The T.I. and direct freq. methods are much easier, anyway, also from point of cabling.
Please check, what happens if you use 10..100sec Gate Time on your 5334A, whether the display always rounds to 9 digits, or displays the rightmost digits with OF.. That could give additional resolution.
Identical procedure like your scope method applies, if you connect GPSDO signal to channel A of your 5334A, and the 1992 output to channel B and then choose T.I. A->B on the 5334A (mode which allows +/- T.I.?).. it should resolve 1..2ns, maybe additional averaging is possible, which you can either track visually over several minutes, or by a PYTHON script.. The effort is the same, but to my experience much more comfortable. TimeLab would directly plot this curve and freq. deviation.
I last used the scope method (XY and 2 channel) when I was a teen, building my first TTL grave counter with an OCXO, comparing to 200 kHz Droitwich, so I don't have to redo this experiment again.
Btw.: you have a really nice frequency blog, so you could now try and add these different phase measurement methods, which were regularly used by those 'time-nuts', but also for the Allen Deviation measurements. Maybe you could reveal, which GPSDO you have acquired. Some of them, especially when there is no disciplined OCXO inside, show a very bad short term jitter on the order of 10
-8.
Concerning your counters, it's getting really interesting. The 5334A/B uses the external EFC trimming, if a 10811 is assembled inside.

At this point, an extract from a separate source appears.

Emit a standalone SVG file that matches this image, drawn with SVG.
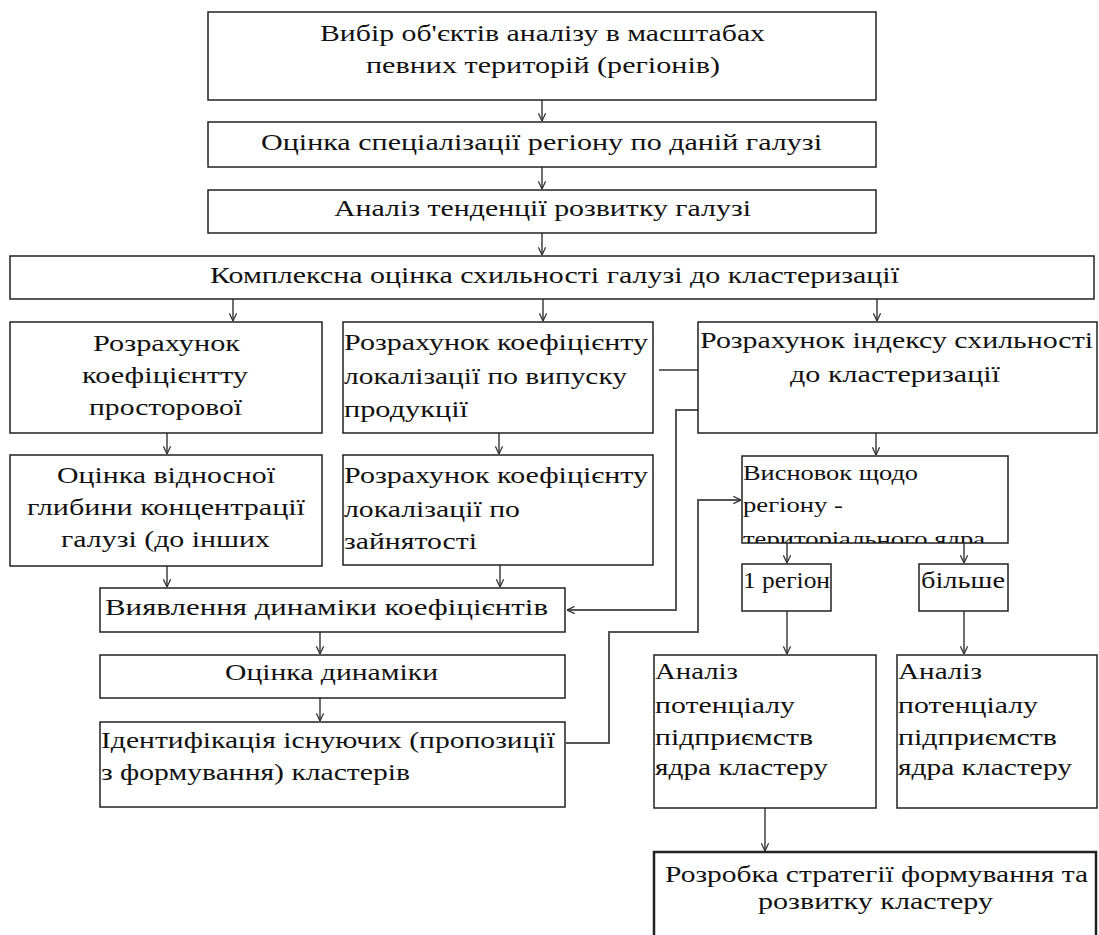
<svg xmlns="http://www.w3.org/2000/svg" width="1099" height="935" viewBox="0 0 1099 935">
<style>
.box{fill:#fff;stroke:#222;stroke-width:1.5}
.thick{stroke-width:2.5}
.t{font-family:"Liberation Serif","Times New Roman",serif;font-size:23px;fill:#111}
.s{font-size:21px}
.c{fill:none;stroke:#333;stroke-width:1.4}
.g{fill:none;stroke:#555;stroke-width:2}
</style>
<defs>
<marker id="ah" viewBox="0 0 10 10" refX="9.5" refY="5" markerWidth="9" markerHeight="9" markerUnits="userSpaceOnUse" orient="auto">
<path d="M1,1 L9.5,5 L1,9" fill="none" stroke="#333" stroke-width="1.4"/>
</marker>
<clipPath id="clipF"><rect x="742" y="456" width="266" height="87"/></clipPath>
</defs>
<rect width="1099" height="935" fill="#fff"/>

<g id="connectors">
<line class="c" x1="542" y1="100" x2="542" y2="121" marker-end="url(#ah)"/>
<line class="c" x1="542" y1="167" x2="542" y2="189" marker-end="url(#ah)"/>
<line class="c" x1="542" y1="233" x2="542" y2="255" marker-end="url(#ah)"/>
<line class="c" x1="233" y1="299" x2="233" y2="321" marker-end="url(#ah)"/>
<line class="c" x1="543" y1="299" x2="543" y2="321" marker-end="url(#ah)"/>
<line class="c" x1="877" y1="299" x2="877" y2="321" marker-end="url(#ah)"/>
<line class="c" x1="167" y1="433" x2="167" y2="454" marker-end="url(#ah)"/>
<line class="c" x1="499" y1="433" x2="499" y2="454" marker-end="url(#ah)"/>
<line class="c" x1="876" y1="433" x2="876" y2="455" marker-end="url(#ah)"/>
<line class="c" x1="167" y1="566" x2="167" y2="587" marker-end="url(#ah)"/>
<line class="c" x1="500" y1="565" x2="500" y2="587" marker-end="url(#ah)"/>
<line class="c" x1="320" y1="632" x2="320" y2="654" marker-end="url(#ah)"/>
<line class="c" x1="320" y1="698" x2="320" y2="721" marker-end="url(#ah)"/>
<line class="c" x1="787" y1="543" x2="787" y2="563" marker-end="url(#ah)"/>
<line class="c" x1="964" y1="543" x2="964" y2="563" marker-end="url(#ah)"/>
<line class="c" x1="787" y1="611" x2="787" y2="654" marker-end="url(#ah)"/>
<line class="c" x1="964" y1="611" x2="964" y2="654" marker-end="url(#ah)"/>
<line class="c" x1="765" y1="808" x2="765" y2="851" marker-end="url(#ah)"/>
<line class="c" x1="659" y1="370" x2="708" y2="370"/>
<polyline class="g" points="698,410 676,410 676,610 567,610" marker-end="url(#ah)"/>
<polyline class="g" points="566,743 609,743 609,632 698,632 698,500 741,500" marker-end="url(#ah)"/>
</g>

<g id="n1"><rect class="box" x="208" y="12" width="668" height="88"/>
<text class="t" x="320" y="41" textLength="445" lengthAdjust="spacingAndGlyphs">Вибір об'єктів аналізу в масштабах</text>
<text class="t" x="366" y="73" textLength="354" lengthAdjust="spacingAndGlyphs">певних територій (регіонів)</text></g>

<g id="n2"><rect class="box" x="208" y="122" width="668" height="45"/>
<text class="t" x="261" y="150" textLength="561" lengthAdjust="spacingAndGlyphs">Оцінка спеціалізації регіону по даній галузі</text></g>

<g id="n3"><rect class="box" x="208" y="190" width="668" height="43"/>
<text class="t" x="334" y="216" textLength="417" lengthAdjust="spacingAndGlyphs">Аналіз тенденції розвитку галузі</text></g>

<g id="n4"><rect class="box" x="10" y="256" width="1084" height="43"/>
<text class="t" x="210" y="283" textLength="689" lengthAdjust="spacingAndGlyphs">Комплексна оцінка схильності галузі до кластеризації</text></g>

<g id="nA"><rect class="box" x="10" y="322" width="312" height="111"/>
<text class="t" x="93" y="351" textLength="147" lengthAdjust="spacingAndGlyphs">Розрахунок</text>
<text class="t" x="82" y="383" textLength="166" lengthAdjust="spacingAndGlyphs">коефіцієнтту</text>
<text class="t" x="89" y="415" textLength="153" lengthAdjust="spacingAndGlyphs">просторової</text></g>

<g id="nB"><rect class="box" x="343" y="322" width="310" height="111"/>
<text class="t" x="344" y="350" textLength="304" lengthAdjust="spacingAndGlyphs">Розрахунок коефіцієнту</text>
<text class="t" x="344" y="384" textLength="283" lengthAdjust="spacingAndGlyphs">локалізації по випуску</text>
<text class="t" x="344" y="417" textLength="124" lengthAdjust="spacingAndGlyphs">продукції</text></g>

<g id="nC"><rect class="box" x="698" y="322" width="399" height="111"/>
<text class="t" x="700" y="348" textLength="393" lengthAdjust="spacingAndGlyphs">Розрахунок індексу схильності</text>
<text class="t" x="790" y="382" textLength="210" lengthAdjust="spacingAndGlyphs">до кластеризації</text></g>

<g id="nD"><rect class="box" x="10" y="455" width="312" height="111"/>
<text class="t" x="57" y="483" textLength="218" lengthAdjust="spacingAndGlyphs">Оцінка відносної</text>
<text class="t" x="27" y="515" textLength="278" lengthAdjust="spacingAndGlyphs">глибини концентрації</text>
<text class="t" x="61" y="547" textLength="209" lengthAdjust="spacingAndGlyphs">галузі (до інших</text></g>

<g id="nE"><rect class="box" x="343" y="455" width="310" height="110"/>
<text class="t" x="344" y="483" textLength="304" lengthAdjust="spacingAndGlyphs">Розрахунок коефіцієнту</text>
<text class="t" x="344" y="517" textLength="176" lengthAdjust="spacingAndGlyphs">локалізації по</text>
<text class="t" x="344" y="549" textLength="133" lengthAdjust="spacingAndGlyphs">зайнятості</text></g>

<g id="nF"><rect class="box" x="742" y="456" width="266" height="87"/>
<text class="t s" x="743" y="480" textLength="175" lengthAdjust="spacingAndGlyphs">Висновок щодо</text>
<text class="t s" x="743" y="512" textLength="100" lengthAdjust="spacingAndGlyphs">регіону -</text>
<text class="t s" x="743" y="546" textLength="242" lengthAdjust="spacingAndGlyphs" clip-path="url(#clipF)">територіального ядра</text></g>

<g id="nG"><rect class="box" x="100" y="588" width="465" height="44"/>
<text class="t" x="105" y="615" textLength="443" lengthAdjust="spacingAndGlyphs">Виявлення динаміки коефіцієнтів</text></g>

<g id="nH"><rect class="box" x="100" y="655" width="465" height="43"/>
<text class="t" x="225" y="680" textLength="213" lengthAdjust="spacingAndGlyphs">Оцінка динаміки</text></g>

<g id="nI"><rect class="box" x="100" y="722" width="465" height="85"/>
<text class="t" x="101" y="748" textLength="454" lengthAdjust="spacingAndGlyphs">Ідентифікація існуючих (пропозиції</text>
<text class="t" x="101" y="780" textLength="309" lengthAdjust="spacingAndGlyphs">з формування) кластерів</text></g>

<g id="nR1"><rect class="box" x="742" y="564" width="89" height="47"/>
<text class="t" x="743" y="588" textLength="87" lengthAdjust="spacingAndGlyphs">1 регіон</text></g>

<g id="nR2"><rect class="box" x="919" y="564" width="89" height="47"/>
<text class="t" x="921" y="588" textLength="84" lengthAdjust="spacingAndGlyphs">більше</text></g>

<g id="nK1"><rect class="box" x="654" y="655" width="222" height="153"/>
<text class="t" x="655" y="679" textLength="83" lengthAdjust="spacingAndGlyphs">Аналіз</text>
<text class="t" x="655" y="713" textLength="140" lengthAdjust="spacingAndGlyphs">потенціалу</text>
<text class="t" x="655" y="745" textLength="158" lengthAdjust="spacingAndGlyphs">підприємств</text>
<text class="t" x="655" y="775" textLength="173" lengthAdjust="spacingAndGlyphs">ядра кластеру</text></g>

<g id="nK2"><rect class="box" x="897" y="655" width="200" height="153"/>
<text class="t" x="898" y="679" textLength="84" lengthAdjust="spacingAndGlyphs">Аналіз</text>
<text class="t" x="898" y="713" textLength="140" lengthAdjust="spacingAndGlyphs">потенціалу</text>
<text class="t" x="898" y="745" textLength="159" lengthAdjust="spacingAndGlyphs">підприємств</text>
<text class="t" x="898" y="775" textLength="174" lengthAdjust="spacingAndGlyphs">ядра кластеру</text></g>

<g id="nZ"><rect class="box thick" x="654" y="852" width="442" height="110"/>
<text class="t" x="665" y="882" textLength="423" lengthAdjust="spacingAndGlyphs">Розробка стратегії формування та</text>
<text class="t" x="758" y="909" textLength="235" lengthAdjust="spacingAndGlyphs">розвитку кластеру</text></g>
</svg>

That's not the case with its bigger brother HP5335A, which I own. I have to open the lid and trim the capacitor directly inside the 10811.
For my 5370B, I drilled a hole into the lid, to access this said capacitor trimmer in the 10811.
It might turn out that in your 5334A, a different OCXO is assembled, or that this feature had been disabled for some reason.
I'm not so familiar with the 1992, I repaired one with that high stability option 27 years ago .. didn't that have two trimmers, coarse and fine?
Maybe you only have access to the fine trimmer from outside, so you won't see any difference, as the scope method is not sensitive enough for very small changes?
Same might occur for the 5334A.
It would be great, if you would provide some Photographs from the interior of the 5334A, please.